Teknologi.id – Kecerdasan buatan (AI) seperti ChatGPT kini bukan hanya digunakan untuk mencari informasi. Di kalangan anak muda, AI ini mulai dianggap sebagai teman curhat hingga penentu keputusan hidup. Sam Altman, CEO OpenAI, menyampaikan kekhawatirannya atas fenomena ini yang menurutnya “berbahaya dan cukup buruk”.
Ketergantungan Emosional pada ChatGPT: AI Jadi 'Teman Virtual'
Altman membagikan sebuah cerita dari pengguna muda yang merasa kesulitan mengambil keputusan tanpa berkonsultasi dengan ChatGPT. Remaja tersebut bahkan menganggap ChatGPT sebagai teman yang memahami dirinya lebih baik daripada orang lain.
Fenomena ini menunjukkan bahwa AI kini telah melewati batas sebagai alat bantu, dan mulai mengambil peran emosional dalam kehidupan penggunanya. Altman menyebut kondisi ini sebagai ketergantungan emosional berlebihan yang dapat berdampak negatif dalam jangka panjang.
Baca juga: Sam Altman Peringatkan: Wahai Anak Muda, Jangan Umbar Rahasia ke ChatGPT!

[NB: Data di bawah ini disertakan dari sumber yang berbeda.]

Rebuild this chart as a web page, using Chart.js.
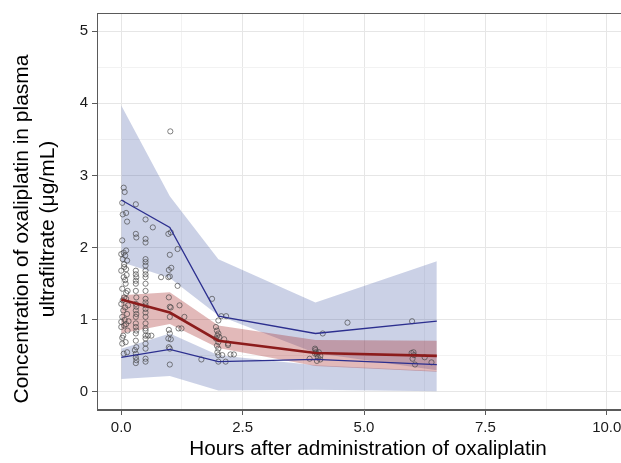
<!DOCTYPE html>
<html>
<head>
<meta charset="utf-8">
<script src="https://cdn.jsdelivr.net/npm/chart.js@4.4.1/dist/chart.umd.min.js"></script>
<style>
  html, body { margin: 0; padding: 0; background: #ffffff; overflow: hidden; width: 621px; height: 463px; }
  canvas { display: block; }
</style>
</head>
<body>
<canvas id="c" width="640" height="463"></canvas>
<script>
// ---- Data ----
const xTitle = "Hours after administration of oxaliplatin";
const yTitle = ["Concentration of oxaliplatin in plasma", "ultrafiltrate (\u03bcg/mL)"];

const xMajorTicks = [0, 2.5, 5, 7.5, 10];
const xMinorTicks = [1.25, 3.75, 6.25, 8.75];
const yMajorTicks = [0, 1, 2, 3, 4, 5];
const yMinorTicks = [0.5, 1.5, 2.5, 3.5, 4.5];

// binned times for prediction intervals and observed percentiles
const binTimes = [0, 1, 2, 4, 6.5];
// CI of simulated 95th percentile
const p95Upper = [3.97, 2.71, 1.84, 1.24, 1.81];
const p95Lower = [1.80, 1.58, 1.06, 0.54, 0.30];
// CI of simulated median
const medUpper = [1.34, 1.38, 0.92, 0.72, 0.71];
const medLower = [0.81, 0.94, 0.61, 0.36, 0.28];
// CI of simulated 5th percentile
const p5Upper = [0.60, 0.81, 0.51, 0.37, 0.29];
const p5Lower = [0.18, 0.22, 0.02, 0.03, 0.01];
// observed percentiles
const obsP95 = [2.66, 2.28, 1.05, 0.81, 0.98];
const obsMedian = [1.28, 1.10, 0.71, 0.54, 0.50];
const obsP5 = [0.48, 0.59, 0.42, 0.45, 0.38];

// observed concentrations
const obsTime = [
  0.05,0.07,0.02,0.10,0.03,0.12,0.02,0.10,0.05,0.00,0.08,0.03,0.12,0.06,0.10,0.00,0.05,0.09,0.02,0.13,
  0.06,0.10,0.00,0.08,0.04,0.12,0.02,0.10,0.06,0.00,0.13,0.04,0.09,0.02,0.12,0.05,0.08,0.11,0.03,0.07,
  0.15,0.02,0.10,0.06,0.14,0.00,
  0.30,0.30,0.31,0.30,0.30,0.31,0.30,0.30,0.31,0.30,0.30,0.31,0.30,0.30,0.31,0.30,0.30,0.31,0.30,0.30,
  0.31,0.30,0.30,0.31,0.30,0.28,
  0.50,0.50,0.50,0.50,0.50,0.50,0.50,0.50,0.50,0.50,0.50,0.50,0.50,0.50,0.50,0.50,0.50,0.50,0.50,0.50,
  0.50,0.50,0.50,0.50,0.50,0.50,
  0.65,0.62,0.55,0.82,
  0.97,1.02,1.00,0.98,1.03,0.97,1.00,0.98,1.00,1.02,1.00,0.98,1.00,0.97,1.02,0.98,1.00,1.00,1.01,
  1.16,1.16,1.20,1.18,1.30,1.24,
  1.87,2.00,1.95,1.97,2.00,1.98,2.02,1.95,2.00,1.97,2.00,1.98,2.00,2.00,2.06,2.16,2.12,2.20,2.25,2.15,
  2.08,2.32,2.20,1.65,
  3.88,3.99,4.01,4.03,4.07,4.05,4.10,4.03,3.99,4.15,4.66,4.00,4.10,
  5.99,5.98,6.02,6.03,6.00,6.05,6.25,6.39
];
const obsConc = [
  2.83,2.77,2.62,2.48,2.46,2.36,2.10,1.96,1.93,1.91,1.89,1.84,1.82,1.77,1.70,1.68,1.59,1.50,1.43,1.40,
  1.31,1.29,1.22,1.17,1.13,1.08,1.04,0.94,0.92,0.90,0.85,0.78,0.69,0.67,0.55,0.53,1.55,1.62,1.27,1.00,
  0.98,0.75,1.37,1.73,1.20,0.97,
  2.60,2.19,2.14,1.68,1.63,1.59,1.54,1.50,1.31,1.22,1.13,1.08,1.04,0.90,0.85,0.81,0.71,0.62,0.53,0.48,
  0.44,0.40,1.40,1.18,0.95,0.58,
  2.39,2.12,2.07,1.84,1.80,1.75,1.68,1.59,1.50,1.40,1.29,1.24,1.20,1.15,1.04,0.88,0.85,0.78,0.74,0.67,
  0.60,0.46,0.42,1.10,0.95,1.63,
  2.28,0.78,0.78,1.59,
  2.19,2.21,1.90,1.69,1.72,1.59,1.60,1.31,1.18,1.17,1.04,0.86,0.81,0.74,0.73,0.62,0.60,0.38,3.61,
  1.98,1.47,1.20,0.88,1.04,0.88,
  1.29,0.99,0.90,0.85,0.81,0.78,0.76,0.74,0.69,0.64,0.60,0.55,0.51,0.42,1.05,1.05,0.73,0.67,0.52,0.42,
  0.51,0.52,0.65,0.45,
  0.46,0.60,0.55,0.52,0.55,0.48,0.45,0.43,0.53,0.81,0.96,0.58,0.50,
  0.98,0.54,0.55,0.51,0.46,0.38,0.48,0.41
];

// ---- Helpers ----
const pts = (xs, ys) => xs.map((x, i) => ({ x: x, y: ys[i] }));
const isIn = (arr, v) => arr.some(a => Math.abs(a - v) < 1e-9);

const blueFill = 'rgba(48,72,155,0.25)';
const redFill = 'rgba(165,38,38,0.32)';
const blueLine = '#2c2f8f';
const redLine = '#8c1c1c';
const FONT = "'Liberation Sans', Arial, sans-serif";

const bandDs = (data, fill, color, order) => ({
  type: 'line', data: data, fill: fill, backgroundColor: color,
  borderWidth: 0, borderColor: 'rgba(0,0,0,0)', pointRadius: 0, tension: 0, order: order
});
const lineDs = (data, color, width, order) => ({
  type: 'line', data: data, fill: false, borderColor: color, borderWidth: width,
  pointRadius: 0, tension: 0, order: order
});

const panelBorder = {
  id: 'panelBorder',
  afterDatasetsDraw(chart) {
    const { ctx, chartArea: a } = chart;
    ctx.save();
    ctx.strokeStyle = '#5a5a5a';
    ctx.lineWidth = 1;
    ctx.strokeRect(a.left + 0.5, a.top + 0.5, a.right - a.left - 1, a.bottom - a.top - 1);
    ctx.restore();
  }
};

// axis titles, placed like the reference (ggplot-style)
const axisTitles = {
  id: 'axisTitles',
  afterDraw(chart) {
    const { ctx, chartArea: a } = chart;
    ctx.save();
    ctx.fillStyle = '#000';
    // x title
    ctx.font = "20.7px " + FONT;
    ctx.textAlign = 'center';
    ctx.textBaseline = 'alphabetic';
    ctx.fillText(xTitle, 368, 455);
    // y title (two lines, rotated)
    ctx.font = "21px " + FONT;
    ctx.textBaseline = 'middle';
    const cy = 229;
    const xs = [22, 48.5];
    yTitle.forEach((line, i) => {
      ctx.save();
      ctx.translate(xs[i], cy);
      ctx.rotate(-Math.PI / 2);
      ctx.fillText(line, 0, 0);
      ctx.restore();
    });
    ctx.restore();
  }
};

new Chart(document.getElementById('c'), {
  type: 'scatter',
  data: {
    datasets: [
      bandDs(pts(binTimes, p95Upper), '+1', blueFill, 20),
      bandDs(pts(binTimes, p95Lower), false, 'rgba(0,0,0,0)', 19),
      bandDs(pts(binTimes, p5Upper), '+1', blueFill, 18),
      bandDs(pts(binTimes, p5Lower), false, 'rgba(0,0,0,0)', 17),
      bandDs(pts(binTimes, medUpper), '+1', redFill, 16),
      bandDs(pts(binTimes, medLower), false, 'rgba(0,0,0,0)', 15),
      {
        type: 'scatter', data: pts(obsTime, obsConc), order: 10,
        pointRadius: 2.6, pointBorderWidth: 0.8, pointBorderColor: 'rgba(70,70,70,0.85)',
        pointBackgroundColor: 'rgba(0,0,0,0)', pointHoverRadius: 2.6
      },
      lineDs(pts(binTimes, obsP95), blueLine, 1.3, 3),
      lineDs(pts(binTimes, obsP5), blueLine, 1.3, 2),
      lineDs(pts(binTimes, obsMedian), redLine, 2.6, 1)
    ]
  },
  options: {
    responsive: false,
    animation: false,
    devicePixelRatio: 1,
    layout: { padding: { left: 0, right: 9, top: 11, bottom: 0 } },
    plugins: { legend: { display: false }, tooltip: { enabled: false } },
    scales: {
      x: {
        type: 'linear', min: -0.5, max: 10.5,
        afterBuildTicks: s => { s.ticks = xMajorTicks.concat(xMinorTicks).sort((a, b) => a - b).map(v => ({ value: v })); },
        afterFit: s => { s.height = 53; },
        border: { display: true, color: '#5a5a5a', width: 1 },
        grid: {
          color: c => isIn(xMajorTicks, c.tick.value) ? '#e6e6e6' : '#f2f2f2',
          lineWidth: 1,
          tickLength: 5,
          tickWidth: 1,
          tickColor: c => isIn(xMajorTicks, c.tick.value) ? '#5a5a5a' : 'rgba(0,0,0,0)'
        },
        ticks: {
          autoSkip: false, maxRotation: 0, padding: 4,
          color: '#1a1a1a', font: { family: FONT, size: 15 },
          callback: v => isIn(xMajorTicks, v) ? Number(v).toFixed(1) : ''
        },
        title: { display: false, text: xTitle }
      },
      y: {
        type: 'linear', min: -0.25, max: 5.25,
        afterBuildTicks: s => { s.ticks = yMajorTicks.concat(yMinorTicks).sort((a, b) => a - b).map(v => ({ value: v })); },
        afterFit: s => { s.width = 97; },
        border: { display: true, color: '#5a5a5a', width: 1 },
        grid: {
          color: c => isIn(yMajorTicks, c.tick.value) ? '#e6e6e6' : '#f2f2f2',
          lineWidth: 1,
          tickLength: 5,
          tickWidth: 1,
          tickColor: c => isIn(yMajorTicks, c.tick.value) ? '#5a5a5a' : 'rgba(0,0,0,0)'
        },
        ticks: {
          autoSkip: false, padding: 4,
          color: '#1a1a1a', font: { family: FONT, size: 15 },
          callback: v => isIn(yMajorTicks, v) ? String(v) : ''
        },
        title: { display: false, text: yTitle }
      }
    }
  },
  plugins: [panelBorder, axisTitles]
});
</script>
</body>
</html>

Fakta Mengejutkan dari Laporan Common Sense Media
Kekhawatiran Altman bukan tanpa dasar. Laporan terbaru dari Common Sense Media mengungkap bahwa:
-
72% remaja menggunakan AI seperti ChatGPT sebagai “teman”.
-
52% remaja memanfaatkannya untuk tugas-tugas rutin.
-
23% remaja usia 15-17 tahun benar-benar mempercayai saran AI.
-
27% remaja lainnya mengaku “agak percaya”.
-
Sementara itu, 50% remaja justru tidak mempercayai nasihat dari AI.
Data ini menegaskan bahwa AI semakin memiliki peran dalam pengambilan keputusan pribadi, termasuk nasihat emosional dan sosial.
Peringatan Keras: Jangan Serahkan Keputusan Hidup ke AI
Altman menegaskan bahwa meskipun ChatGPT dapat memberikan saran logis, mengandalkan AI untuk mengambil keputusan hidup adalah hal yang salah dan berisiko. Ia mengajak anak muda untuk lebih bijak dalam menggunakan AI sebagai referensi, bukan sebagai penentu hidup.
Rahasia Pribadi Tidak Aman di ChatGPT
Isu privasi juga menjadi perhatian utama. Altman memperingatkan pengguna, terutama generasi muda, agar tidak membagikan rahasia pribadi kepada ChatGPT, karena:
-
Percakapan dengan AI tidak dilindungi secara hukum seperti interaksi dengan psikolog, pengacara, atau dokter.
-
OpenAI tidak menginginkan data sensitif pengguna, tapi sistem bisa saja menyimpan data jika fitur privasi tidak diaktifkan.
OpenAI sendiri menyediakan opsi “Chat History Off” bagi pengguna berbayar untuk menjaga percakapan tetap privat. Namun, para pakar menilai banyak pengguna yang masih keliru mengira bahwa obrolan dengan chatbot adalah rahasia mutlak.
Urgensi Regulasi dan Perlindungan Pengguna AI
Meningkatnya interaksi personal dengan AI mendorong desakan terhadap regulasi yang lebih ketat. Altman menekankan pentingnya:
-
Perlindungan hukum untuk data pribadi pengguna.
-
Aturan etis dalam pengembangan dan penggunaan AI.
-
Edukasi digital agar pengguna, khususnya remaja, memahami batasan teknologi ini.
Baca juga: Pencipta ChatGPT Sam Altman: Pekerjaan Ini Akan Hilang Total karena AI!
Kesimpulan: Bijak dalam Menggunakan AI, Jangan Tergantung
Pesan utama dari Sam Altman sangat jelas: AI harus menjadi alat bantu, bukan pengganti penilaian manusia. Ketergantungan berlebihan terhadap ChatGPT untuk keputusan hidup atau masalah pribadi bisa menimbulkan dampak serius, baik secara emosional maupun hukum.
Fenomena ini menjadi pengingat penting akan perlunya literasi AI, kesadaran privasi digital, dan pengawasan regulatif yang tepat demi menjaga pengguna tetap aman di era teknologi yang semakin canggih.